* **INSTRUCTION**
Write out again, word for word, the lines below from the line that holds "Give me the" through the line that holds "-0.0047, -0.0047, -0.0027];", omitting pictures.

Start of DATASET RECORDS

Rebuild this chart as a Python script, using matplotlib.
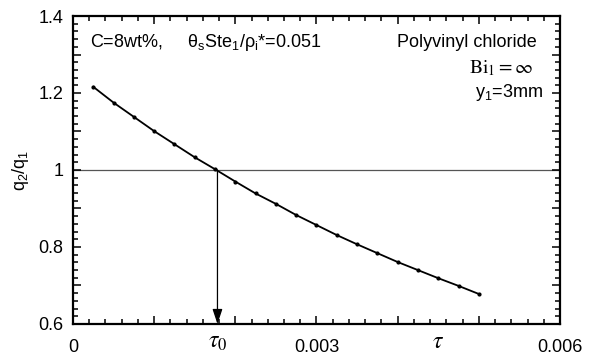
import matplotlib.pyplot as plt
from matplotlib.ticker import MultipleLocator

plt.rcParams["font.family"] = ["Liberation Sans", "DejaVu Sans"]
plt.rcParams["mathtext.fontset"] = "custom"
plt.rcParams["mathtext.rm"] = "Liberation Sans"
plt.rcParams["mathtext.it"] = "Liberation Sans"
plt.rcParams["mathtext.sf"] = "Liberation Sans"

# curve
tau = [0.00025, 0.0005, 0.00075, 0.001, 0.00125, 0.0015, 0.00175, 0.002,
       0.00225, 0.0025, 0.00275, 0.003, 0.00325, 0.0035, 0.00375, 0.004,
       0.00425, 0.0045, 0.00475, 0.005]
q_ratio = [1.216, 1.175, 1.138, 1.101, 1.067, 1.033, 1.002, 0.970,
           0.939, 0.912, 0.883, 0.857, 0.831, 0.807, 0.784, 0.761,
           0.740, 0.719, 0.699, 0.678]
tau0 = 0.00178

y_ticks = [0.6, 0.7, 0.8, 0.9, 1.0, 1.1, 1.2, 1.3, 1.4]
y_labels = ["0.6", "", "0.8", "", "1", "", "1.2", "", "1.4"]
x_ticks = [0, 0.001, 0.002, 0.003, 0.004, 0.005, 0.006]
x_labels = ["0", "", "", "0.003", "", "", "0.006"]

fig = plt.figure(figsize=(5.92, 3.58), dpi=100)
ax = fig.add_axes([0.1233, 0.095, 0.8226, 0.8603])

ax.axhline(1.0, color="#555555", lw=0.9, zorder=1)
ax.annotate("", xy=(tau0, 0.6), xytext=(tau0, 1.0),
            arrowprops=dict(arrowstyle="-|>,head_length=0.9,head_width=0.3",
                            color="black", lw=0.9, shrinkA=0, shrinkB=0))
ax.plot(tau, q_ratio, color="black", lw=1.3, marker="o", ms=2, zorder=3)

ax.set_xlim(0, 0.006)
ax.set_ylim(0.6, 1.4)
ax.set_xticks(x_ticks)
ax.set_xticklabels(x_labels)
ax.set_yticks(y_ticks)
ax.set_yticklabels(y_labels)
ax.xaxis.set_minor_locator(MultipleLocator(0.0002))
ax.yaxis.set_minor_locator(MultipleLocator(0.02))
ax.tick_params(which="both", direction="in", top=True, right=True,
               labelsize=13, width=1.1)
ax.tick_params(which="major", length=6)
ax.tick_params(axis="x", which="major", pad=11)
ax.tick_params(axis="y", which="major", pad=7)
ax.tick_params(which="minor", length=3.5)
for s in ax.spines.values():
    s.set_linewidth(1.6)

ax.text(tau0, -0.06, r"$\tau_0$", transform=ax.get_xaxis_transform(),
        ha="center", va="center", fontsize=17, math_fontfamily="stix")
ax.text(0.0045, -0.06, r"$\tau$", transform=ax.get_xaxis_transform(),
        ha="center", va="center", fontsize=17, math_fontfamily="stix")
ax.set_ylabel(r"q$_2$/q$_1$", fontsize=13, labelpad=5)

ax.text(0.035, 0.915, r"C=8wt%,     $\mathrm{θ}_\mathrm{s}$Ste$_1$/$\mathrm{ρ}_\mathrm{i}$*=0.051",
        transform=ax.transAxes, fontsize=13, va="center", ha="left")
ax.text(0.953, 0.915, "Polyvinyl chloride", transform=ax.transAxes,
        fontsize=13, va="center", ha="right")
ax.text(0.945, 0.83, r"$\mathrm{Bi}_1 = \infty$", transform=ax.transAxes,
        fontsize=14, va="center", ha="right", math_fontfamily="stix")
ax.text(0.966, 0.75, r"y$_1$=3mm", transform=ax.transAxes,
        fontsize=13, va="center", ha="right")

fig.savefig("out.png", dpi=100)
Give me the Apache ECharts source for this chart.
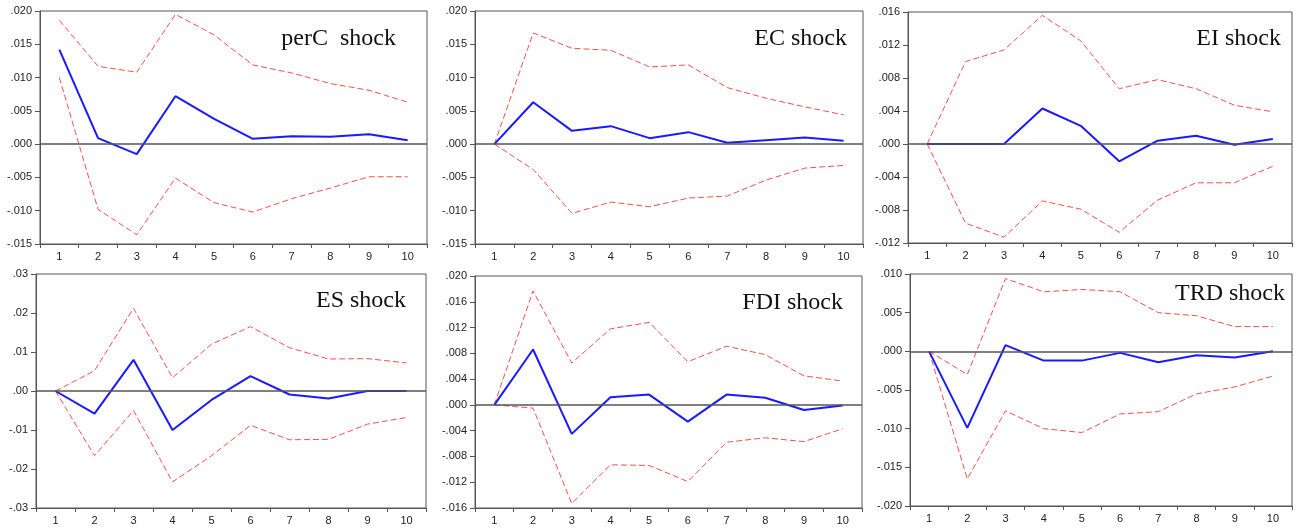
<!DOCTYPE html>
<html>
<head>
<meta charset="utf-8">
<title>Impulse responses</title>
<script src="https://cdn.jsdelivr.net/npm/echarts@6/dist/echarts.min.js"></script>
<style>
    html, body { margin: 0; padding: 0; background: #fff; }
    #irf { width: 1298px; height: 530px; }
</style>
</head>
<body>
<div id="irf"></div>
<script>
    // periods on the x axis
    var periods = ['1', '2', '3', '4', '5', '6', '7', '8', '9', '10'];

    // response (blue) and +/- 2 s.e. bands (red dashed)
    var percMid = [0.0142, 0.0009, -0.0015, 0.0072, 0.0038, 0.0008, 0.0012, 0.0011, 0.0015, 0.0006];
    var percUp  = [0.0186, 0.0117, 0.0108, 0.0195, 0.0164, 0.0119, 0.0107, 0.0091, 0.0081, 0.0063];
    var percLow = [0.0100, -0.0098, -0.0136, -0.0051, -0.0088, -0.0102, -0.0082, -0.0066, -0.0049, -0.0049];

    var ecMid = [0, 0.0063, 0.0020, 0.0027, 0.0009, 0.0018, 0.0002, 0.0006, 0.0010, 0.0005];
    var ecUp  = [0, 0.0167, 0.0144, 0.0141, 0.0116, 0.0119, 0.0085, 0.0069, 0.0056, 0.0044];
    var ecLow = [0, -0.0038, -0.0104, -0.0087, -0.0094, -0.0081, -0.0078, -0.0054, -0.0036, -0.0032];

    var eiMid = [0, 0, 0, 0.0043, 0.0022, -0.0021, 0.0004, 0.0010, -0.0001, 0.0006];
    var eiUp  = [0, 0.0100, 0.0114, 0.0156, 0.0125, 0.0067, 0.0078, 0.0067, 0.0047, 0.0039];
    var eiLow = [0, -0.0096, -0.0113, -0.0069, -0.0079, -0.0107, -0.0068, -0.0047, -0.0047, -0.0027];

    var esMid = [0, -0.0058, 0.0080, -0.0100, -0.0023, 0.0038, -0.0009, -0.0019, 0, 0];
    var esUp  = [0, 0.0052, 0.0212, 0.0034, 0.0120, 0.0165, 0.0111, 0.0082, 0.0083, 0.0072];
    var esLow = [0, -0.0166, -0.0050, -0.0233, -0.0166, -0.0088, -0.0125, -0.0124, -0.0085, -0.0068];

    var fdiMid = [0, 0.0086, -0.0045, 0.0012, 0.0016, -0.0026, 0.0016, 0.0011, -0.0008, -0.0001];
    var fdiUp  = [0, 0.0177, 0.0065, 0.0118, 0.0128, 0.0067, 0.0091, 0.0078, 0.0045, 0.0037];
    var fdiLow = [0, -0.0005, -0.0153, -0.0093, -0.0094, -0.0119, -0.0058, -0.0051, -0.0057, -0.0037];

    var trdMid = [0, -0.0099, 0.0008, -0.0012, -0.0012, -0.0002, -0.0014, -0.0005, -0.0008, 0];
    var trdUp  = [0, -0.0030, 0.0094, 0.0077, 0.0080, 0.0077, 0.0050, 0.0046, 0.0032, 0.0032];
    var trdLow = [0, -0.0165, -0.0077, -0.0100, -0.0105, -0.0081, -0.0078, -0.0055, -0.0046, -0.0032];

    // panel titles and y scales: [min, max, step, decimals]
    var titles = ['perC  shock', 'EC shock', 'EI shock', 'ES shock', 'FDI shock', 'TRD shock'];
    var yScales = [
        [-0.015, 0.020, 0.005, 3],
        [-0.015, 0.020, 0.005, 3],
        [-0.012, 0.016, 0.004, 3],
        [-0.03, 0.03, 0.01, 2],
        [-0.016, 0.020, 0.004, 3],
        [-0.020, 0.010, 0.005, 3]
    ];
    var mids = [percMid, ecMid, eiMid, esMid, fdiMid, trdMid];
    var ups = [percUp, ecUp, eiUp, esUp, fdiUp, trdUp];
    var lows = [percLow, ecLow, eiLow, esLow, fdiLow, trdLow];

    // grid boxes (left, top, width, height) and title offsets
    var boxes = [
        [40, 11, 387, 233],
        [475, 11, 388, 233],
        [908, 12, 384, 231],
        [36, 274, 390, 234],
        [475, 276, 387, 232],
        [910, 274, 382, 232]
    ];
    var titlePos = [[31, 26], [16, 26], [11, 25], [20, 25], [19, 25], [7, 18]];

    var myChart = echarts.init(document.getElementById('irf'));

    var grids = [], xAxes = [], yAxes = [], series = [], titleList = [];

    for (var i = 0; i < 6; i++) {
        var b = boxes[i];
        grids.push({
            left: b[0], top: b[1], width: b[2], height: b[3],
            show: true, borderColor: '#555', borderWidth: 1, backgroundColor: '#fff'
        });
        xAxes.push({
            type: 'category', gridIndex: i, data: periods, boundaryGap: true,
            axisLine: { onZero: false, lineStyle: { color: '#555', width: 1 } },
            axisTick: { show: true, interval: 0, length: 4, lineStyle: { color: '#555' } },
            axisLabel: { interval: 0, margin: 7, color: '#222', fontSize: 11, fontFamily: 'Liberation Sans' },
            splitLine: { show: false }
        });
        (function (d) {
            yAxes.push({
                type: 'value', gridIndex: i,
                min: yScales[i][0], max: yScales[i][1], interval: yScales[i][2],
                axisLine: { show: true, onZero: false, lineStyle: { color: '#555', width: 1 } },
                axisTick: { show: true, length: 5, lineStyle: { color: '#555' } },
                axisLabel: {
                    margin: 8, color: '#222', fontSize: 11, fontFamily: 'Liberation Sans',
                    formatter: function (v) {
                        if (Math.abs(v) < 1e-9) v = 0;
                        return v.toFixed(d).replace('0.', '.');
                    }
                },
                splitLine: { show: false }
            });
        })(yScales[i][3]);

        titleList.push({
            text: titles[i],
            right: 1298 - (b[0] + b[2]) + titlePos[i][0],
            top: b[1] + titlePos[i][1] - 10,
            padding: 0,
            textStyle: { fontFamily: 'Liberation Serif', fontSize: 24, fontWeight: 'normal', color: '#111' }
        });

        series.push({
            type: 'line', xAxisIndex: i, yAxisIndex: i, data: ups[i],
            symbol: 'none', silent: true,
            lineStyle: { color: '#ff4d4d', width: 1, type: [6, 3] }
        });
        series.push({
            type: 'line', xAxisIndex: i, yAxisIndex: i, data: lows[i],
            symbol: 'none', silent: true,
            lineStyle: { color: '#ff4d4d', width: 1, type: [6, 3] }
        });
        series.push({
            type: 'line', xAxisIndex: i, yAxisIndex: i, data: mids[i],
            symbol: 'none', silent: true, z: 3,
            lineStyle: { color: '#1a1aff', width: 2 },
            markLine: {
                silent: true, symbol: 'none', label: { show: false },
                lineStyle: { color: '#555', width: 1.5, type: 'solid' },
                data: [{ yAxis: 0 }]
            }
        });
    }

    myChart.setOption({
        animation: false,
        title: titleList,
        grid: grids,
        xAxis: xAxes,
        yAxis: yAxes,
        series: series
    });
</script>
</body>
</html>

End of DATASET RECORDS

* **RESPONSE TO THE TASK**
Give me the Apache ECharts source for this chart.
<!DOCTYPE html>
<html>
<head>
<meta charset="utf-8">
<title>Impulse responses</title>
<script src="https://cdn.jsdelivr.net/npm/echarts@6/dist/echarts.min.js"></script>
<style>
    html, body { margin: 0; padding: 0; background: #fff; }
    #irf { width: 1298px; height: 530px; }
</style>
</head>
<body>
<div id="irf"></div>
<script>
    // periods on the x axis
    var periods = ['1', '2', '3', '4', '5', '6', '7', '8', '9', '10'];

    // response (blue) and +/- 2 s.e. bands (red dashed)
    var percMid = [0.0142, 0.0009, -0.0015, 0.0072, 0.0038, 0.0008, 0.0012, 0.0011, 0.0015, 0.0006];
    var percUp  = [0.0186, 0.0117, 0.0108, 0.0195, 0.0164, 0.0119, 0.0107, 0.0091, 0.0081, 0.0063];
    var percLow = [0.0100, -0.0098, -0.0136, -0.0051, -0.0088, -0.0102, -0.0082, -0.0066, -0.0049, -0.0049];

    var ecMid = [0, 0.0063, 0.0020, 0.0027, 0.0009, 0.0018, 0.0002, 0.0006, 0.0010, 0.0005];
    var ecUp  = [0, 0.0167, 0.0144, 0.0141, 0.0116, 0.0119, 0.0085, 0.0069, 0.0056, 0.0044];
    var ecLow = [0, -0.0038, -0.0104, -0.0087, -0.0094, -0.0081, -0.0078, -0.0054, -0.0036, -0.0032];

    var eiMid = [0, 0, 0, 0.0043, 0.0022, -0.0021, 0.0004, 0.0010, -0.0001, 0.0006];
    var eiUp  = [0, 0.0100, 0.0114, 0.0156, 0.0125, 0.0067, 0.0078, 0.0067, 0.0047, 0.0039];
    var eiLow = [0, -0.0096, -0.0113, -0.0069, -0.0079, -0.0107, -0.0068, -0.0047, -0.0047, -0.0027];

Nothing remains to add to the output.